▸ Given exercise
Return, without pictures, the lines from the start of the data through the one that contains "const seriesNames = ['MajorAsiaPacific', 'World', 'EuroArea'];".

▸ Material provided

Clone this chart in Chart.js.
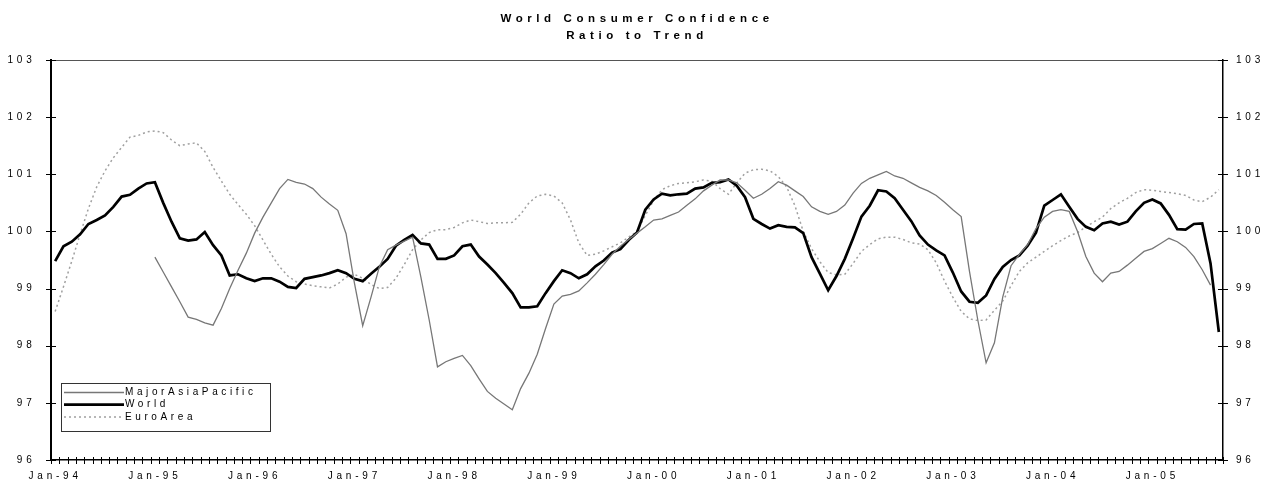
<!DOCTYPE html>
<html>
<head>
<meta charset="utf-8">
<title>World Consumer Confidence</title>
<script src="https://cdn.jsdelivr.net/npm/chart.js@4.4.0/dist/chart.umd.min.js"></script>
<style>
  html, body { margin: 0; background: #fff; }
  #wrap { width: 1276px; height: 485px; }
</style>
</head>
<body>
<div id="wrap"><canvas id="chart" width="1276" height="485"></canvas></div>
<script>
// Monthly series, Jan-94 .. Sep-05 (141 months)
const monthNames = ['Jan', 'Feb', 'Mar', 'Apr', 'May', 'Jun', 'Jul', 'Aug', 'Sep', 'Oct', 'Nov', 'Dec'];
const firstYear = 1994;
const monthCount = 141;

const tickLabels = ['Jan-94', 'Jan-95', 'Jan-96', 'Jan-97', 'Jan-98', 'Jan-99',
  'Jan-00', 'Jan-01', 'Jan-02', 'Jan-03', 'Jan-04', 'Jan-05'];
const yTicks = [96, 97, 98, 99, 100, 101, 102, 103];

const seriesNames = ['MajorAsiaPacific', 'World', 'EuroArea'];

const asiaPacific = [
  null, null, null, null, null, null, null, null, null, null, null, null,
  99.55, 99.29, 99.03, 98.77, 98.50, 98.46, 98.40, 98.36, 98.65, 99.00, 99.32, 99.62,
  99.97, 100.25, 100.50, 100.75, 100.91, 100.86, 100.83, 100.75, 100.60, 100.48, 100.37, 99.96,
  99.10, 98.35, 98.85, 99.38, 99.68, 99.76, 99.83, 99.90, 99.20, 98.45, 97.63, 97.72,
  97.78, 97.83, 97.65, 97.42, 97.20, 97.08, 96.98, 96.88, 97.25, 97.52, 97.85, 98.30,
  98.73, 98.87, 98.90, 98.96, 99.10, 99.25, 99.42, 99.60, 99.74, 99.86, 99.97, 100.08,
  100.20, 100.22, 100.28, 100.34, 100.46, 100.57, 100.71, 100.81, 100.90, 100.90, 100.85, 100.72,
  100.58, 100.65, 100.75, 100.87, 100.81, 100.71, 100.61, 100.43, 100.35, 100.30, 100.35, 100.46,
  100.67, 100.84, 100.93, 100.99, 101.05, 100.97, 100.93, 100.85, 100.77, 100.71, 100.63, 100.51,
  100.38, 100.26, 99.30, 98.45, 97.70, 98.05, 98.85, 99.40, 99.60, 99.77, 100.05, 100.25,
  100.35, 100.38, 100.35, 100.00, 99.56, 99.27, 99.12, 99.27, 99.30, 99.41, 99.53, 99.65,
  99.70, 99.79, 99.88, 99.82, 99.72, 99.56, 99.33, 99.06, null
];

const world = [
  99.48, 99.74, 99.82, 99.95, 100.13, 100.20, 100.28, 100.43, 100.61, 100.64, 100.75, 100.84,
  100.86, 100.50, 100.17, 99.88, 99.84, 99.86, 99.99, 99.76, 99.58, 99.23, 99.25, 99.18,
  99.13, 99.18, 99.18, 99.12, 99.03, 99.01, 99.17, 99.20, 99.23, 99.27, 99.32, 99.27,
  99.17, 99.13, 99.26, 99.38, 99.52, 99.75, 99.85, 99.94, 99.79, 99.77, 99.52, 99.52,
  99.58, 99.74, 99.77, 99.56, 99.42, 99.27, 99.10, 98.92, 98.67, 98.67, 98.69, 98.92,
  99.13, 99.32, 99.27, 99.18, 99.25, 99.39, 99.49, 99.63, 99.69, 99.85, 99.98, 100.38,
  100.56, 100.66, 100.63, 100.65, 100.66, 100.75, 100.77, 100.85, 100.86, 100.91, 100.80, 100.60,
  100.22, 100.13, 100.05, 100.11, 100.08, 100.07, 99.97, 99.55, 99.26, 98.97, 99.22, 99.52,
  99.88, 100.26, 100.45, 100.72, 100.70, 100.58, 100.38, 100.18, 99.93, 99.77, 99.67, 99.58,
  99.28, 98.95, 98.77, 98.75, 98.88, 99.17, 99.38, 99.50, 99.58, 99.75, 99.98, 100.45,
  100.55, 100.65, 100.43, 100.22, 100.08, 100.02, 100.14, 100.17, 100.12, 100.17, 100.35, 100.50,
  100.56, 100.49, 100.29, 100.04, 100.03, 100.13, 100.14, 99.44, 98.24
];

const euroArea = [
  98.60, 99.03, 99.48, 99.95, 100.40, 100.78, 101.06, 101.29, 101.47, 101.65, 101.68, 101.74,
  101.76, 101.73, 101.60, 101.50, 101.53, 101.55, 101.40, 101.12, 100.88, 100.65, 100.47, 100.30,
  100.10, 99.85, 99.60, 99.38, 99.22, 99.12, 99.08, 99.05, 99.03, 99.01, 99.08, 99.20,
  99.25, 99.18, 99.07, 99.00, 99.02, 99.18, 99.42, 99.68, 99.85, 99.98, 100.03, 100.03,
  100.07, 100.15, 100.20, 100.17, 100.14, 100.15, 100.15, 100.16, 100.30, 100.50, 100.62, 100.65,
  100.62, 100.50, 100.20, 99.80, 99.58, 99.60, 99.66, 99.73, 99.80, 99.90, 100.00, 100.28,
  100.54, 100.73, 100.80, 100.84, 100.85, 100.87, 100.90, 100.88, 100.75, 100.65, 100.85, 101.02,
  101.08, 101.09, 101.06, 100.96, 100.78, 100.45, 100.00, 99.70, 99.47, 99.28, 99.24, 99.25,
  99.44, 99.65, 99.77, 99.87, 99.90, 99.90, 99.86, 99.80, 99.78, 99.68, 99.45, 99.13,
  98.85, 98.60, 98.47, 98.44, 98.45, 98.62, 98.78, 99.05, 99.30, 99.45, 99.55, 99.65,
  99.75, 99.84, 99.92, 99.98, 100.08, 100.17, 100.25, 100.40, 100.50, 100.58, 100.68, 100.73,
  100.72, 100.70, 100.68, 100.66, 100.63, 100.55, 100.52, 100.60, 100.73
];

const months = [];
for (let i = 0; i < monthCount; i++) {
  const y = firstYear + Math.floor(i / 12);
  months.push(monthNames[i % 12] + '-' + String(y % 100).padStart(2, '0'));
}

const FONT = '"Liberation Sans", Arial, sans-serif';

// Excel-like cross tick marks, top border, title and boxed legend
const excelFrame = {
  id: 'excelFrame',
  beforeDraw(chart) {
    chart.ctx.letterSpacing = '3.8px';
  },
  afterDraw(chart) {
    const ctx = chart.ctx;
    const area = chart.chartArea;
    const xs = chart.scales.x;
    const yl = chart.scales.y;
    ctx.save();
    ctx.letterSpacing = '0px';

    // top border
    ctx.strokeStyle = '#555';
    ctx.lineWidth = 1;
    ctx.beginPath();
    ctx.moveTo(area.left, area.top + 0.5);
    ctx.lineTo(area.right, area.top + 0.5);
    ctx.stroke();

    // x ticks at category boundaries
    ctx.strokeStyle = '#000';
    ctx.lineWidth = 1;
    const step = xs.getPixelForValue(1) - xs.getPixelForValue(0);
    const x0 = xs.getPixelForValue(0) - step / 2;
    ctx.beginPath();
    for (let i = 0; i <= months.length; i++) {
      const px = Math.round(x0 + i * step) + 0.5;
      ctx.moveTo(px, area.bottom - 3);
      ctx.lineTo(px, area.bottom + 4);
    }
    // y ticks on both axes
    yTicks.forEach(v => {
      const py = Math.round(yl.getPixelForValue(v)) + 0.5;
      ctx.moveTo(area.left - 5, py);
      ctx.lineTo(area.left + 5, py);
      ctx.moveTo(area.right - 5, py);
      ctx.lineTo(area.right + 5, py);
    });
    ctx.stroke();

    // title
    const cx = (area.left + area.right) / 2;
    ctx.fillStyle = '#000';
    ctx.font = 'bold 11.5px ' + FONT;
    ctx.textAlign = 'center';
    ctx.textBaseline = 'middle';
    ctx.letterSpacing = '4.6px';
    ctx.fillText('World Consumer Confidence', cx, 19);
    ctx.fillText('Ratio to Trend', cx, 35.5);

    // legend box
    const lx = area.left + 10;
    const ly = area.bottom - 77;
    const lw = 209;
    const lh = 48;
    ctx.fillStyle = '#fff';
    ctx.fillRect(lx, ly, lw, lh);
    ctx.strokeStyle = '#333';
    ctx.lineWidth = 1;
    ctx.strokeRect(lx + 0.5, ly + 0.5, lw, lh);
    ctx.font = '10px ' + FONT;
    ctx.textAlign = 'left';
    ctx.letterSpacing = '3.6px';
    chart.data.datasets.forEach((ds, k) => {
      const ry = ly + 9.5 + k * 12.2;
      ctx.save();
      ctx.strokeStyle = ds.borderColor;
      ctx.lineWidth = ds.borderWidth;
      ctx.setLineDash(ds.borderDash || []);
      ctx.beginPath();
      ctx.moveTo(lx + 3, ry);
      ctx.lineTo(lx + 63, ry);
      ctx.stroke();
      ctx.restore();
      ctx.fillStyle = '#000';
      ctx.fillText(ds.label, lx + 64, ry);
    });
    ctx.restore();
  }
};

new Chart(document.getElementById('chart'), {
  type: 'line',
  data: {
    labels: months,
    datasets: [
      { label: seriesNames[0], data: asiaPacific, borderColor: '#777777', borderWidth: 1.3 },
      { label: seriesNames[1], data: world, borderColor: '#000000', borderWidth: 2.7 },
      { label: seriesNames[2], data: euroArea, borderColor: '#a0a0a0', borderWidth: 1.5, borderDash: [2, 3] }
    ]
  },
  options: {
    responsive: false,
    animation: false,
    layout: { padding: { top: 60 } },
    elements: { point: { radius: 0 }, line: { tension: 0 } },
    plugins: { legend: { display: false }, title: { display: false }, tooltip: { enabled: false } },
    scales: {
      x: {
        offset: true,
        grid: { display: false, drawTicks: false },
        border: { display: true, color: '#000', width: 1.5 },
        afterFit(scale) { scale.height = 25; },
        ticks: {
          autoSkip: false, maxRotation: 0, padding: 10,
          color: '#000', font: { family: FONT, size: 10 },
          callback(value) {
            const lab = this.getLabelForValue(value);
            return tickLabels.includes(lab) ? lab : '';
          }
        }
      },
      y: {
        position: 'left', min: 96, max: 103,
        grid: { display: false, drawTicks: false },
        border: { display: true, color: '#000', width: 2 },
        afterFit(scale) { scale.width = 51; },
        ticks: { stepSize: 1, padding: 15.5, color: '#000', font: { family: FONT, size: 10 } }
      },
      y2: {
        position: 'right', min: 96, max: 103,
        grid: { display: false, drawTicks: false },
        border: { display: true, color: '#000', width: 1.5 },
        afterFit(scale) { scale.width = 53; },
        ticks: { stepSize: 1, padding: 13, color: '#000', font: { family: FONT, size: 10 } }
      }
    }
  },
  plugins: [excelFrame]
});
</script>
</body>
</html>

▸ Solution to this exercise
Clone this chart in Chart.js.
<!DOCTYPE html>
<html>
<head>
<meta charset="utf-8">
<title>World Consumer Confidence</title>
<script src="https://cdn.jsdelivr.net/npm/chart.js@4.4.0/dist/chart.umd.min.js"></script>
<style>
  html, body { margin: 0; background: #fff; }
  #wrap { width: 1276px; height: 485px; }
</style>
</head>
<body>
<div id="wrap"><canvas id="chart" width="1276" height="485"></canvas></div>
<script>
// Monthly series, Jan-94 .. Sep-05 (141 months)
const monthNames = ['Jan', 'Feb', 'Mar', 'Apr', 'May', 'Jun', 'Jul', 'Aug', 'Sep', 'Oct', 'Nov', 'Dec'];
const firstYear = 1994;
const monthCount = 141;

const tickLabels = ['Jan-94', 'Jan-95', 'Jan-96', 'Jan-97', 'Jan-98', 'Jan-99',
  'Jan-00', 'Jan-01', 'Jan-02', 'Jan-03', 'Jan-04', 'Jan-05'];
const yTicks = [96, 97, 98, 99, 100, 101, 102, 103];

const seriesNames = ['MajorAsiaPacific', 'World', 'EuroArea'];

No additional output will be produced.